The key observation is that the product constraint does not require structural balancing across the array. A single zero is sufficient, and introducing additional zeros only increases or preserves cost without improving the objective. This collapses the problem into finding the cheapest element to eliminate.
The problem therefore reduces to computing the minimum absolute value in the array, with a special case for an already existing zero.
| Approach | Time Complexity | Space Complexity | Verdict |
|---|---|---|---|
| Brute Force over all indices | O(n) | O(1) | Accepted |
| Optimal (min absolute value) | O(n) | O(1) | Accepted |
Algorithm Walkthrough
We process the array and track the smallest absolute value seen so far.
- Initialize an answer variable with a very large value. This represents the best cost to make at least one element zero.
- Iterate through each element in the array.
- If the current element is zero, we can immediately set the answer to zero because no operations are needed, but we still continue scanning for completeness.
- Otherwise compute the absolute value of the element, which represents the number of ±1 operations needed to turn it into zero.
- Update the answer with the minimum of its current value and this computed cost.
- After processing all elements, output the answer.
The reason this works is that every valid solution corresponds to choosing one element to become zero, and the cost of that choice is exactly its absolute value. No interaction exists between elements, so minimizing locally is globally optimal.
Python Solution
import sys
input = sys.stdin.readline
def solve():
n = int(input())
arr = list(map(int, input().split()))
ans = float('inf')
for x in arr:
if x == 0:
ans = 0
else:
ans = min(ans, abs(x))
print(ans)
if __name__ == "__main__":
solve()
The code directly mirrors the reasoning. We read the array, track the smallest absolute value, and treat zero as an immediate optimal solution.
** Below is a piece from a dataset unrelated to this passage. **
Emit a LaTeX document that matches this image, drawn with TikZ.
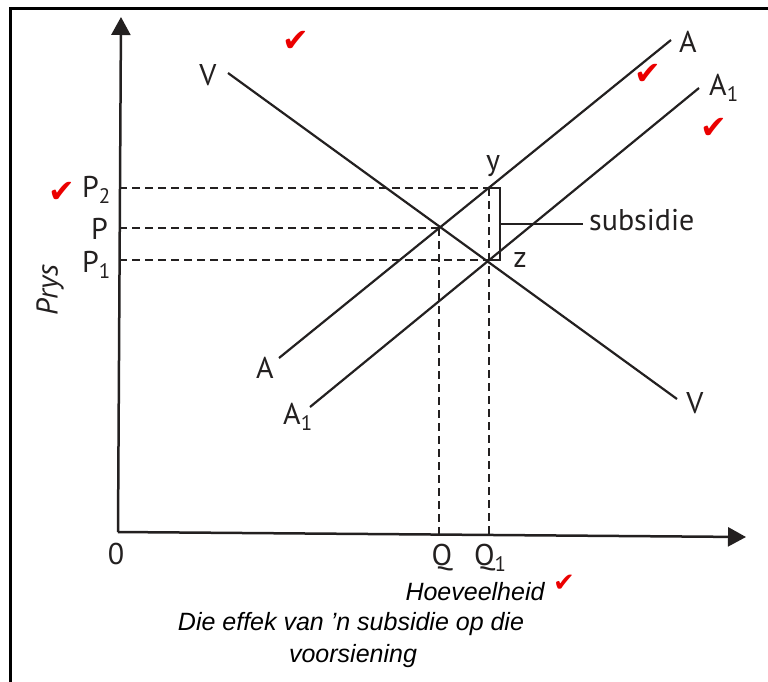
\documentclass[tikz,border=0pt]{standalone}
\usepackage{fontspec}
\setmainfont{PT Sans}
\newfontfamily\capfont{Liberation Sans}
\newfontfamily\djv{DejaVu Sans}
\usetikzlibrary{arrows.meta}
\definecolor{ink}{RGB}{35,32,32}
\definecolor{tick}{RGB}{235,0,0}
\begin{document}
\begin{tikzpicture}[x=1pt,y=-1pt,
  curve/.style={draw=ink,line width=2.2pt},
  guide/.style={draw=ink,line width=2.1pt,dash pattern=on 8pt off 5pt},
  axis/.style={draw=ink,line width=2.5pt,-{Triangle[length=18pt,width=19pt]}},
  lbl/.style={text=ink,font=\fontsize{30}{32}\selectfont,inner sep=0pt},
  captxt/.style={text=black,font=\capfont\itshape\fontsize{25}{28}\selectfont,inner sep=0pt},
  chk/.style={text=tick,font=\djv\fontsize{32}{32}\selectfont,inner sep=0pt}]
\useasboundingbox (0,0) rectangle (768,681);
% frame
\draw[line width=3pt,black] (10.5,700) -- (10.5,8.5) -- (780,8.5);
% coordinates
\coordinate (O) at (118,532);
\coordinate (Ytop) at (121,17);
\coordinate (Xend) at (746,537);
\coordinate (E) at (439,228);
\coordinate (Y) at (489,188);
\coordinate (Z) at (489,260);
\coordinate (Vs) at (228,73);
\coordinate (Ve) at (677,399);
\coordinate (As) at (279,358);
\coordinate (Ae) at (671,40);
\coordinate (A1s) at (310,407);
\coordinate (A1e) at (699,88);
\coordinate (P2ax) at (119,188);
\coordinate (Pax) at (119,228);
\coordinate (P1ax) at (119,260);
\coordinate (Qax) at (439,535);
\coordinate (Q1ax) at (489,535);
\coordinate (Yb) at (500,188);
\coordinate (Zb) at (500,260);
\coordinate (Sm) at (500,224);
\coordinate (Se) at (583,224);
% axes
\draw[axis] (O) -- (Ytop);
\draw[axis] (O) -- (Xend);
% dashed guides
\draw[guide] (P2ax) -- (Y);
\draw[guide] (Pax) -- (E);
\draw[guide] (P1ax) -- (Z);
\draw[guide] (E) -- (Qax);
\draw[guide] (Y) -- (Q1ax);
% curves
\draw[curve] (Vs) -- (Ve);
\draw[curve] (As) -- (Ae);
\draw[curve] (A1s) -- (A1e);
% subsidy bracket
\draw[curve] (Y) -- (Yb) -- (Zb) -- (Z);
\draw[curve] (Sm) -- (Se);
% labels
\node[lbl] (lV1) at (208,75) {V};
\node[lbl] (lV2) at (695,403) {V};
\node[lbl] (lA1) at (265,368) {A};
\node[lbl] (lA2) at (688,42) {A};
\node[lbl,anchor=west] (lA11) at (283,417) {A\textsubscript{1}};
\node[lbl,anchor=west] (lA12) at (709,88) {A\textsubscript{1}};
\node[lbl,anchor=west] (lP2) at (82,190) {P\textsubscript{2}};
\node[lbl,anchor=west] (lP) at (91,229) {P};
\node[lbl,anchor=west] (lP1) at (82,265) {P\textsubscript{1}};
\node[lbl,rotate=90,font=\itshape\fontsize{30}{32}\selectfont] (lPrys) at (50,290) {Prys};
\node[lbl] (ly) at (493,166) {y};
\node[lbl] (lz) at (520,260) {z};
\node[lbl,anchor=west] (lsub) at (589,220) {subsidie};
\node[lbl] (l0) at (116,554) {0};
\node[lbl] (lQ) at (442,558) {Q};
\node[lbl,anchor=west] (lQ1) at (474,558) {Q\textsubscript{1}};
% captions
\node[captxt] (hoe) at (475,592) {Hoeveelheid};
\node[captxt] (c1) at (351,624) {Die effek van ’n subsidie op die};
\node[captxt] (c2) at (353,656) {voorsiening};
% red ticks
\node[chk] (t1) at (296,41) {✔};
\node[chk] (t2) at (62,192) {✔};
\node[chk] (t3) at (648,74) {✔};
\node[chk] (t4) at (714,128) {✔};
\node[chk,font=\djv\fontsize{26}{26}\selectfont] (t5) at (564,583) {✔};
\end{tikzpicture}
\end{document}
The important implementation detail is keeping the scan simple and avoiding unnecessary structures, since only a single minimum computation is required.
Worked Examples
Example 1
Input:
3
2 -6 5
We track the minimum absolute value:
| Element | Value | abs(Value) | Best answer |
|---|---|---|---|
| 2 | 2 | 2 | 2 |
| -6 | -6 | 6 | 2 |
| 5 | 5 | 5 | 2 |
Final answer is 2.
This shows that choosing the element 2 is optimal, since it is closest to zero.
Example 2
Input:
5
0 3 -4 2 10
| Element | Value | abs(Value) | Best answer |
|---|---|---|---|
| 0 | 0 | 0 | 0 |
| 3 | 3 | 3 | 0 |
| -4 | -4 | 4 | 0 |
| 2 | 2 | 2 | 0 |
| 10 | 10 | 10 | 0 |
The presence of zero immediately forces the answer to zero.
This demonstrates the dominant edge case where the optimal strategy requires no operations at all.
Complexity Analysis
| Measure | Complexity | Explanation |
|---|---|---|
| Time | O(n) | Each element is processed once to compute its absolute value |
| Space | O(1) | Only a constant number of variables are used |
The linear scan is sufficient for the maximum input size, since 10^5 operations is well within time limits.
Test Cases
import sys, io
def run(inp: str) -> str:
sys.stdin = io.StringIO(inp)
n = int(sys.stdin.readline())
arr = list(map(int, sys.stdin.readline().split()))
ans = float('inf')
for x in arr:
if x == 0:
ans = 0
else:
ans = min(ans, abs(x))
return str(ans)
# provided sample
assert run("""3
2 -6 5
""") == "2"
# all zeros
assert run("""4
0 0 0 0
""") == "0"
# single element positive
assert run("""1
7
""") == "7"
# single element negative
assert run("""1
-9
""") == "9"
# mixed
assert run("""5
3 -1 4 -2 10
""") == "1"
| Test input | Expected output | What it validates |
|---|---|---|
| all zeros | 0 | immediate zero case |
| single positive | 7 | base absolute value |
| single negative | 9 | symmetry of cost |
| mixed values | 1 | correct minimum selection |
Edge Cases
A key edge case occurs when zero is already present in the array. In that case, the product is already zero, and any further operations are unnecessary. The algorithm handles this correctly by immediately setting the answer to zero upon encountering a zero.
Another edge case is when all values are far from zero, for example large positive and negative numbers. The algorithm still behaves correctly because it only depends on absolute distance to zero, and no cancellation or interaction exists between elements.
A final subtle case is when multiple elements have the same minimal absolute value. The algorithm naturally handles this since taking the minimum does not depend on uniqueness, only on value comparison.